Burial for Jews is placed into the hands of the Orthodox Chevrot Kadisha, or burial society. These organizations are responsible for the management of cemeteries, and they decide the character of the burial ceremonies carried out and declare different restrictions and prohibitions such as prohibiting the engraving of a deceaseds name in a foreign language or the use of a non-Hebrew date on the gravestone. Additionally, they collect enormous fees for reserving a specific burial plot next to ones deceased spouse.
On Kibbutzim and Moshavim, burial ceremonies are more open, according to the custom of the place, and in several of these places burial ceremonies are decidedly not religious.

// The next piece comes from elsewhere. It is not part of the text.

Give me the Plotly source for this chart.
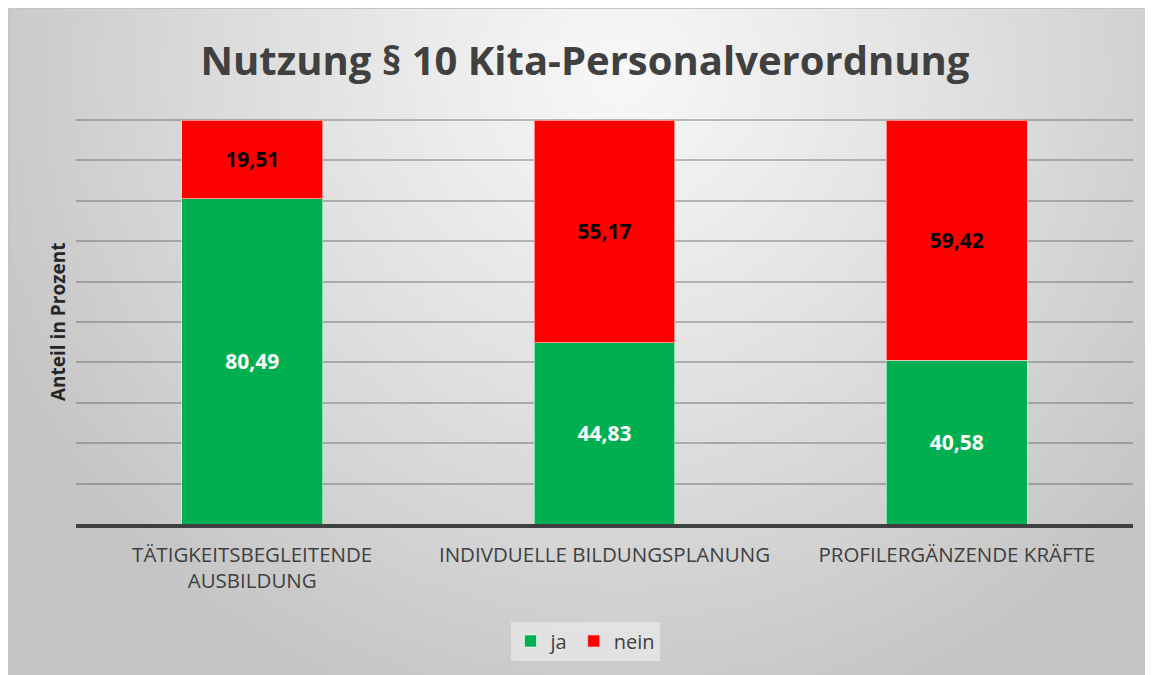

Several of these cemeteries are commercial and are open to outsiders interested in burial ceremonies of this type (see below).
In recent years, especially in light of the growing aliyah from the Former Soviet Union, many people who have adoubt concerning their Jewishness, individuals who are not Jewish, or those who lack a religion have come to Israel. Due to this complex reality, in several Jewish cemeteries throughout Israel, doubtful sections have been added. These sections are intended for people whose Jewishness is in doubt, i.e. those who are prohibited from being buried in Orthodox Jewish cemeteries. The burials are done by the local Chevre Kadisha but without a ceremony. The limited number of these sections and their locations throughout the country do not answer the great need.
In recent years, the demand for alternative burial ceremonies has grown. In 1986, the Menucha Nechona, or Rest in Peace, burial society was founded in Jerusalem. The stated purpose of Menucha Nechona is to bury Jews with a ceremony that is either in the spirit of liberal Judaism or secular. Throughout the years, other similar organizations have been founded in Israel, and today these organizations are under the same umbrella organization. Due to the fact that the authorities refused to cooperate with these organizations and to allocate land for the purpose of burials, in 1988, Menucha Nechona petitioned the High Court of Justice to obligate local authorities to recognize it and its fellow organizations as burial societies and to grant them land for this purpose.
In 1992, the Supreme Court ruled that the Minister of Religious Affairs must give this organization a license to operate as an organization for burial affairs and that the Israel Land Administration must allocate land for this purpose within a reasonable period of time. Only in 1996, after a second petition to the High Court of Justice, was land allocated for alternative cemeteries.
At the same time this struggle was taking place, in 1995, the Knesset passed the Alternative Burial Law, which guarantees the establishment of alternative cemeteries throughout Israel.